The point is that black box testing can only realistically verify a tiny slice of input-output space. You cannot prove theorems involving universal quantification, for example, without literally checking every input (which may not fit in the known universe). So if the system has some esoteric failure mode that you didn't manage to test for, you don't catch it.
On the other hand "transparent" testing is where you give eg a type checker access to the internal structure so it can immediately prove things like "nope, this function cannot match the spec, and will fail by adding a list to a number, when fed input X".

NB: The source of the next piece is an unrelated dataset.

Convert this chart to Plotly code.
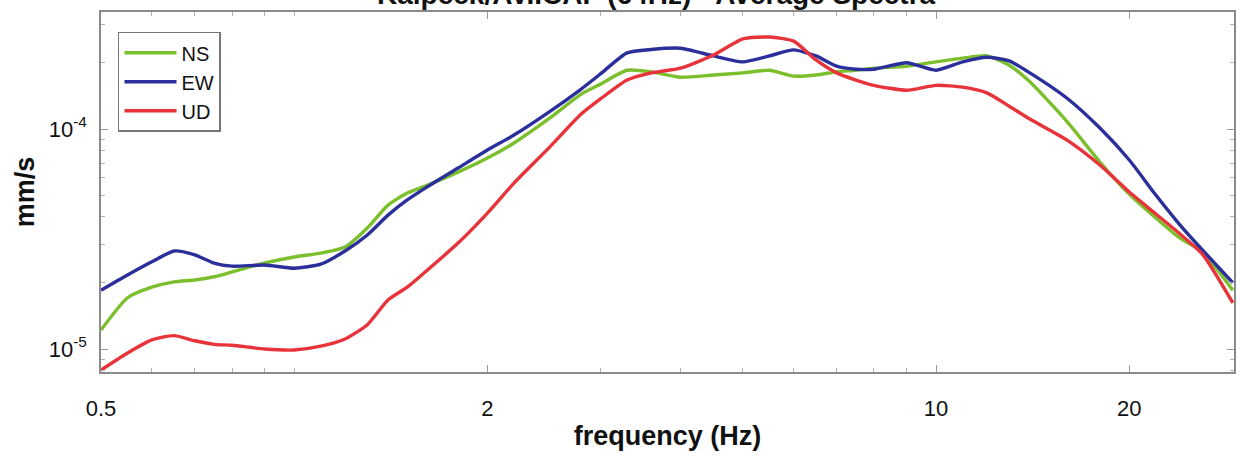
import plotly.graph_objects as go

# Frequencies (Hz) at which the averaged spectra are sampled
freq = [0.5, 0.55, 0.6, 0.65, 0.7, 0.75, 0.8, 0.9, 1.0, 1.1, 1.2, 1.3, 1.4, 1.5,
        1.6, 1.8, 2.0, 2.2, 2.5, 2.8, 3.0, 3.3, 3.6, 4.0, 4.5, 5.0, 5.5, 6.0, 6.5,
        7.0, 7.5, 8.0, 9.0, 10, 11, 12, 13, 14, 16, 18, 20, 22, 24, 26, 29]

# Average amplitude spectra (mm/s) for each component
ns = [1.22e-5, 1.71e-5, 1.91e-5, 2.02e-5, 2.06e-5, 2.13e-5, 2.24e-5, 2.46e-5,
      2.62e-5, 2.73e-5, 2.91e-5, 3.55e-5, 4.51e-5, 5.12e-5, 5.51e-5, 6.37e-5,
      7.38e-5, 8.64e-5, 1.12e-4, 1.44e-4, 1.60e-4, 1.85e-4, 1.82e-4, 1.72e-4,
      1.76e-4, 1.80e-4, 1.85e-4, 1.74e-4, 1.76e-4, 1.82e-4, 1.85e-4, 1.89e-4,
      1.93e-4, 2.02e-4, 2.10e-4, 2.15e-4, 1.95e-4, 1.64e-4, 1.08e-4, 7.08e-5,
      5.06e-5, 3.94e-5, 3.19e-5, 2.76e-5, 1.85e-5]

ew = [1.85e-5, 2.17e-5, 2.49e-5, 2.79e-5, 2.68e-5, 2.46e-5, 2.38e-5, 2.41e-5,
      2.33e-5, 2.43e-5, 2.79e-5, 3.30e-5, 4.06e-5, 4.76e-5, 5.39e-5, 6.65e-5,
      8.03e-5, 9.39e-5, 1.20e-4, 1.52e-4, 1.78e-4, 2.22e-4, 2.30e-4, 2.33e-4,
      2.15e-4, 2.02e-4, 2.15e-4, 2.29e-4, 2.15e-4, 1.93e-4, 1.87e-4, 1.87e-4,
      2.00e-4, 1.85e-4, 2.02e-4, 2.12e-4, 2.04e-4, 1.80e-4, 1.38e-4, 1.01e-4,
      7.23e-5, 5.01e-5, 3.66e-5, 2.82e-5, 2.00e-5]

ud = [8.02e-6, 9.59e-6, 1.10e-5, 1.15e-5, 1.09e-5, 1.05e-5, 1.04e-5, 1.00e-5,
      9.90e-6, 1.03e-5, 1.11e-5, 1.29e-5, 1.67e-5, 1.91e-5, 2.24e-5, 3.03e-5,
      4.15e-5, 5.68e-5, 8.28e-5, 1.17e-4, 1.37e-4, 1.67e-4, 1.80e-4, 1.89e-4,
      2.17e-4, 2.57e-4, 2.62e-4, 2.51e-4, 2.06e-4, 1.80e-4, 1.67e-4, 1.58e-4,
      1.50e-4, 1.58e-4, 1.55e-4, 1.46e-4, 1.27e-4, 1.11e-4, 8.91e-5, 6.86e-5,
      5.17e-5, 4.11e-5, 3.33e-5, 2.70e-5, 1.62e-5]

x_ticks = [0.5, 2, 10, 20]
x_tick_text = ["0.5", "2", "10", "20"]
x_minor = [0.6, 0.7, 0.8, 0.9, 1, 3, 4, 5, 6, 7, 8, 9]
y_ticks = [1e-5, 1e-4]
y_tick_text = ["10<sup>-5</sup>", "10<sup>-4</sup>"]
y_minor = [8e-6, 9e-6, 2e-5, 3e-5, 4e-5, 5e-5, 6e-5, 7e-5, 8e-5, 9e-5, 2e-4, 3e-4]

series = [("NS", ns, "#7CBF2C"), ("EW", ew, "#2A2F9B"), ("UD", ud, "#E8333B")]

FONT = "Liberation Sans, Arial"

fig = go.Figure()
for name, vals, color in series:
    fig.add_trace(go.Scatter(
        x=freq, y=vals, name=name, mode="lines",
        line=dict(color=color, width=3.4, shape="spline", smoothing=0.6),
    ))

axis_common = dict(
    showline=True, linecolor="#8a8a8a", linewidth=1.5, mirror="ticks",
    ticks="inside", ticklen=7, tickcolor="#9a9a9a", tickwidth=1,
    showgrid=False, zeroline=False,
    tickfont=dict(family=FONT, size=22, color="#111"),
)

fig.update_xaxes(
    type="log", range=[-0.30103, 1.4642],
    tickmode="array", tickvals=x_ticks, ticktext=x_tick_text,
    minor=dict(tickmode="array", tickvals=x_minor, ticks="inside", ticklen=4,
               tickcolor="#b0b0b0"),
    ticklabelstandoff=16,
    title=dict(text="<b>frequency (Hz)</b>", standoff=6,
               font=dict(family=FONT, size=27, color="#111")),
    **axis_common,
)
fig.update_yaxes(
    type="log", range=[-5.1045, -3.468],
    tickmode="array", tickvals=y_ticks, ticktext=y_tick_text,
    minor=dict(tickmode="array", tickvals=y_minor, ticks="inside", ticklen=4,
               tickcolor="#b0b0b0"),
    ticklabelstandoff=8,
    title=dict(text="<b>mm/s</b>", standoff=6,
               font=dict(family=FONT, size=27, color="#111")),
    **axis_common,
)

fig.add_annotation(
    text="<b>Kalpeck/AV.ICAF (64Hz) - Average Spectra</b>",
    xref="paper", yref="paper", x=0.49, y=1, xanchor="center", yanchor="bottom",
    yshift=0, showarrow=False,
    font=dict(family=FONT, size=28, color="#111"),
)

fig.update_layout(
    width=1240, height=457,
    margin=dict(l=101, r=4, t=12, b=85),
    paper_bgcolor="white", plot_bgcolor="white",
    showlegend=True,
    legend=dict(
        x=0.015, y=0.945, xanchor="left", yanchor="top",
        bgcolor="white", bordercolor="#777", borderwidth=1.5,
        font=dict(family=FONT, size=20, color="#111"),
        itemwidth=52,
    ),
)

fig.write_html("out.html")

As a serious, if trivial, example, imagine black-box testing a quicksort. You test it on 1000 large random lists and measure the average and worst case running time. You probably get O(n*log(n)) for both. You deploy the code, and someone disassembles it, and designs a killer input and pwns your system, because quicksort has rare inputs for which it goes O(n^2).
Transparency isn't only about reading the source code or not, it's also about whether you can do formal deduction or not.
Thus the design (i.e. "The Math") vs implementation (i.e. "The Code") division. I believe design verification suffers from same problems as implementation verification, albeit maybe less severely (though I never worked with really complex, novel, abstract math... it would be interesting to see how many of those, on average, are "proved" correct and then blow up).
Still, I would argue that the problem is not that black-box testing is insufficient - it is where we are currently able to apply it - but rather that we have no idea how to properly black-box-test an abstract, novel, complex system!
PS. Your trivial example is also unfair and trivializes the technique. Black-box testing in no way implies randomizing all tests and I would expect the QuickSort to blow up very very soon in serious testing.
I'm curious as to whether you would prefer comments, critiques etc here or at the MIRI blog.
How sure are you that a transparent program can be powerful enough to be an FAI?